Van Hooff v. Anderson, No. 07-14-00080-CV, 2016 Tex. App. LEXIS 466, at *8 (Tex.

App.—Amarillo Jan. 14, 2016, no pet.) (mem. op.) (citing Boyd v. Boyd, 131 S.W.3d 605,

611 (Tex. App.—Fort Worth 2004, no pet.)). In determining whether the trial court abused

its discretion by deciding an issue without sufficient evidentiary support, “we engage in a

two-pronged inquiry: (1) [d]id the trial court have sufficient evidence upon which to

exercise its discretion and (2) [d]id the trial court err in its application of that discretion?”
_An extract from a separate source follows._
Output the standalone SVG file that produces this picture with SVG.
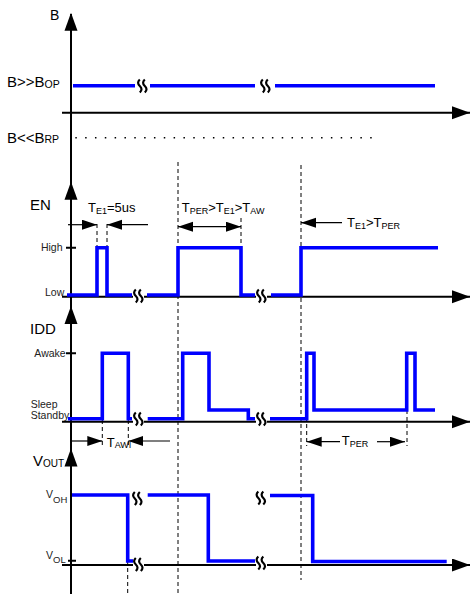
<svg xmlns="http://www.w3.org/2000/svg" width="470" height="594" viewBox="0 0 470 594">
<style>
text{font-family:"Liberation Sans",Arial,sans-serif;fill:#000}
.ax{stroke:#000;stroke-width:2;fill:none}
.sig{stroke:#0000ff;stroke-width:3.6;fill:none;stroke-linejoin:miter}
.dash{stroke:#000;stroke-width:1;stroke-dasharray:4 3;fill:none}
.dim{stroke:#000;stroke-width:1.2;fill:none;marker-end:url(#ah)}
.dim2{stroke:#000;stroke-width:1.2;fill:none;marker-end:url(#ah);marker-start:url(#ah)}
.axh{marker-end:url(#axa)}
.brk{stroke:#000;stroke-width:2.2;fill:none}
.big{font-size:15px}
.lab{font-size:13px}
.lvl{font-size:10.5px;fill:#222}
.tick{stroke:#000;stroke-width:2}
</style>
<defs>
<marker id="ah" markerUnits="userSpaceOnUse" markerWidth="16" markerHeight="11" refX="15" refY="5" orient="auto-start-reverse"><path d="M0,0 L15,5 L0,10 z" fill="#000"/></marker>
<marker id="axa" markerUnits="userSpaceOnUse" markerWidth="19" markerHeight="14" refX="18" refY="6.5" orient="auto"><path d="M0,0 L18,6.5 L0,13 z" fill="#000"/></marker>
<path id="vup" d="M0,0 L-6.5,18 L6.5,18 z" fill="#000"/>
<g id="bk"><path d="M-2.2,-6.5 q-3.4,3.2 0,6.5 q3.4,3.2 0,6.5"/><path d="M2.8,-6.5 q-3.4,3.2 0,6.5 q3.4,3.2 0,6.5"/></g>
</defs>

<g id="axes">
<line class="ax" x1="71" y1="14" x2="71" y2="594"/>
<use href="#vup" x="71" y="12.7"/>
<use href="#vup" x="71" y="181.7"/>
<use href="#vup" x="71" y="306"/>
<use href="#vup" x="71" y="448.5"/>
<line class="ax axh" x1="62" y1="112.7" x2="470" y2="112.7"/>
<path class="ax" d="M62,296.7 H133 M144,296.7 H256"/>
<line class="ax axh" x1="267" y1="296.7" x2="470" y2="296.7"/>
<path class="ax" d="M62,421.7 H133 M144,421.7 H256"/>
<line class="ax axh" x1="267" y1="421.7" x2="470" y2="421.7"/>
<path class="ax" d="M62,565 H133 M144,565 H256"/>
<line class="ax axh" x1="267" y1="565" x2="470" y2="565"/>
<path class="tick" d="M66,247.7 H76 M66,353.3 H76 M68,560.7 H76"/>
</g>

<g id="guides">
<line x1="75.3" y1="137.7" x2="373" y2="137.7" stroke="#000" stroke-width="1.5" stroke-dasharray="1.5 8.33"/>
<path class="dash" d="M97,224 V247 M107,224 V247 M178,162 V594 M241,218 V247 M301,165 V580 M102.3,420 V448 M128.3,420 V448 M306.7,410 V446 M407,410 V446 M127.7,561 V594"/>
</g>

<g id="signals">
<path class="sig" d="M73,85.7 H135 M150,85.7 H255 M275,85.7 H435"/>
<path class="sig" d="M67,295 H97 V247.7 H107 V295 H132 M147,295 H178 V247.7 H241 V295 H255 M271,295 H301 V247.7 H438"/>
<path class="sig" d="M68,418.7 H102.3 V353.3 H128.3 V418.7 H132 M147.7,418.7 H182.7 V353.3 H209 V410 H248.3 V418.7 H255 M270,418.7 H306.7 V353.3 H314 V410 H406.7 V353.3 H415 V410 H435"/>
<path class="sig" d="M72,495 H127.7 V561 H133 M147.7,495 H208.3 V561 H255 M270,495.5 H312.7 V561.5 H446.7"/>
</g>

<g id="breaks" class="brk">
<use href="#bk" x="142" y="86"/>
<use href="#bk" x="265" y="86"/>
<use href="#bk" x="138" y="296"/>
<use href="#bk" x="261" y="296"/>
<use href="#bk" x="138" y="419"/>
<use href="#bk" x="261" y="419"/>
<use href="#bk" x="137" y="498.5"/>
<use href="#bk" x="138" y="564.5"/>
<use href="#bk" x="260.5" y="498"/>
<use href="#bk" x="260.5" y="563"/>
</g>

<g id="dimensions">
<line class="dim" x1="68" y1="224.7" x2="97" y2="224.7"/>
<line class="dim" x1="148" y1="224.7" x2="107" y2="224.7"/>
<line class="dim2" x1="178" y1="226.7" x2="241" y2="226.7"/>
<line class="dim" x1="342" y1="222.7" x2="301" y2="222.7"/>
<line class="dim" x1="72" y1="441" x2="102.3" y2="441"/>
<line class="dim" x1="170" y1="441" x2="128.3" y2="441"/>
<line class="dim" x1="340" y1="441.7" x2="306.7" y2="441.7"/>
<line class="dim" x1="377" y1="441.7" x2="405" y2="441.7"/>
</g>

<g id="labels">
<text x="50" y="19.5" font-size="14">B</text>
<text x="7" y="87" font-size="15">B&gt;&gt;B<tspan font-size="10.5" dy="0.5">OP</tspan></text>
<text x="7" y="142.7" font-size="15">B&lt;&lt;B<tspan font-size="10.5" dy="0.5">RP</tspan></text>
<text class="big" x="30" y="210">EN</text>
<text class="lab" x="88" y="212">T<tspan font-size="9" dy="1.5">E1</tspan><tspan dy="-1.5">=5us</tspan></text>
<text class="lab" x="181.7" y="212">T<tspan font-size="9" dy="1.5">PER</tspan><tspan dy="-1.5">&gt;T</tspan><tspan font-size="9" dy="1.5">E1</tspan><tspan dy="-1.5">&gt;T</tspan><tspan font-size="9" dy="1.5">AW</tspan></text>
<text class="lab" x="347" y="227">T<tspan font-size="9" dy="1.5">E1</tspan><tspan dy="-1.5">&gt;T</tspan><tspan font-size="9" dy="1.5">PER</tspan></text>
<text class="lvl" x="62.5" y="251" text-anchor="end">High</text>
<text class="lvl" x="45" y="295.7">Low</text>
<text class="big" x="30" y="334">IDD</text>
<text class="lvl" x="65.7" y="356.5" text-anchor="end">Awake</text>
<text class="lvl" x="30.7" y="407.5">Sleep</text>
<text class="lvl" x="30.7" y="419.3">Standby</text>
<text class="lab" x="106.7" y="446.7">T<tspan font-size="9" dy="1.5">AWI</tspan></text>
<text class="lab" x="341.7" y="445">T<tspan font-size="9" dy="1.5">PER</tspan></text>
<text class="big" x="33" y="466">V<tspan font-size="10" dy="1">OUT</tspan></text>
<text class="lvl" x="46" y="498.3">V<tspan font-size="9.5" dy="4.2">OH</tspan></text>
<text class="lvl" x="46" y="559">V<tspan font-size="9.5" dy="4.3">OL</tspan></text>
</g>
</svg>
Id. (quoting Boyd, 131 S.W.3d at 611).

Applicable Law

The Family Code requires that the trial court divide the marital estate, including

retirement benefits, in a manner that is just and right having due regard for the rights of

each party. TEX. FAM. CODE ANN. §§ 7.001, .003 (West 2006). The trial court is afforded

4 broad discretion in making the division, and the division need not be mathematically

equal. Murff, 615 S.W.2d at 698-99. However, the trial court’s division must be equitable

and, as such, the record must reflect some reasonable basis for an unequal division. In

re E.M.V., 312 S.W.3d 288, 291 (Tex. App.—Dallas 2010, no pet.). In making a division,

the trial court may consider such factors as the spouses’ capacities and abilities, benefits

which the party not at fault would have derived from the continuation of the marriage,

business opportunities, education, relative physical and financial conditions, outstanding

financial obligations, disparity of ages, size of separate estates, and the nature of the

property. Murff, 615 S.W.2d at 699. We should only reverse a trial court’s division of

property if the error materially affects the court’s just and right division of the estate. Von

Hohn v. Von Hohn, 260 S.W.3d 631, 640 (Tex. App.—Tyler 2008, no pet.).